The BLS predicted a 6 percent growth rate for PR operatives going into the end of 2023 and the start of 2024 while the journalism job market was expected to shrink by another 3 percent. Suffice it to say, there are now far more people out there spoon-feeding the “news” to the people who supposedly report the news than there are people actually reporting the news.

The mainstream media, along with much other media,  is now often little more than a distribution service for PR, which has become so emboldened it thinks it can sell almost anything.

It’s a brave new world.

 

 

 

 

 

 

 

5 replies »

  1. They only need a print edition when the grocery stores (also now disappearing, despite more mouths to feed) pay them to distribute weekly ads. Newspapers don’t exist to publish news. They exist to sell ads……….and spread political, ideological, and social (and did I mention commercial?) propaganda.

  2. I’m a subscriber of the print edition. When I inquired about the cost reduction for only two days per week delivery, I was told there would be no change in the monthly charge. I chose to end my subscription. Maybe one reason there are fewer subscribers for the print edition is the $3.00 per paper fee. I must admit, part of the perk for the paper was for fire starter. I did enjoy burning the liberal rag it is and has always been.

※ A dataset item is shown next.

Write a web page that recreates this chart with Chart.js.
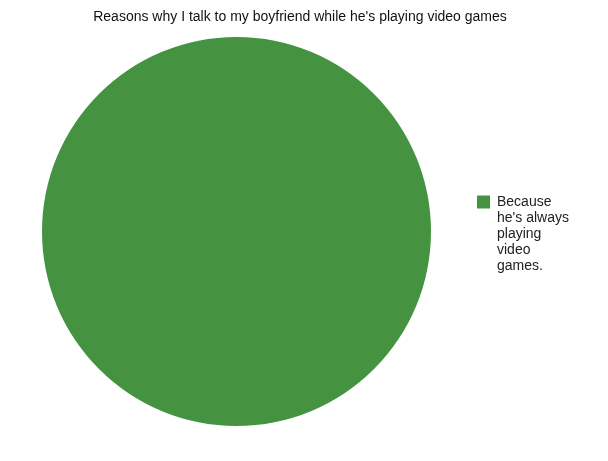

    • “……..I must admit, part of the perk for the paper was for fire starter……..”
      Fire start print will always be delivered, Tom. Free. Fourth class mail, courtesy of the USPS will never end. You can’t stop it if you tried. Even junk email can’t seem to stem the flow. In fact, join AAA Auto Club for the great towing benefits, especially for RV breakdowns in Alaska, where heavy tows can be hundreds of miles. You will then get so much junk insurance offers by mail that you’ll never need ADN print again to ignite your winter wood stove.

      • craigmedred – craigmedred.news is committed to Alaska-related news, commentary and entertainment. it is dedicated to the idea that if everyone is thinking alike, someone is not thinking. you can contact the editor directly at craigmedred@gmail.com.
        craigmedred says:

        Yes, but some of that doesn’t burn so well. When my shop was heated with a wood burning stove, we subscribed to the Sunday NYT in part becuase it was great fire starter. And sometimes while starting the fire, I’d even find a really interesting story stuffed away somewhere deep inside that paper.

  3. Thanks for the update Craig. I can only wounder why ADN would need a full daily print newspaper, when the only report half the news. FYI i don’t think the ADN has any journalists.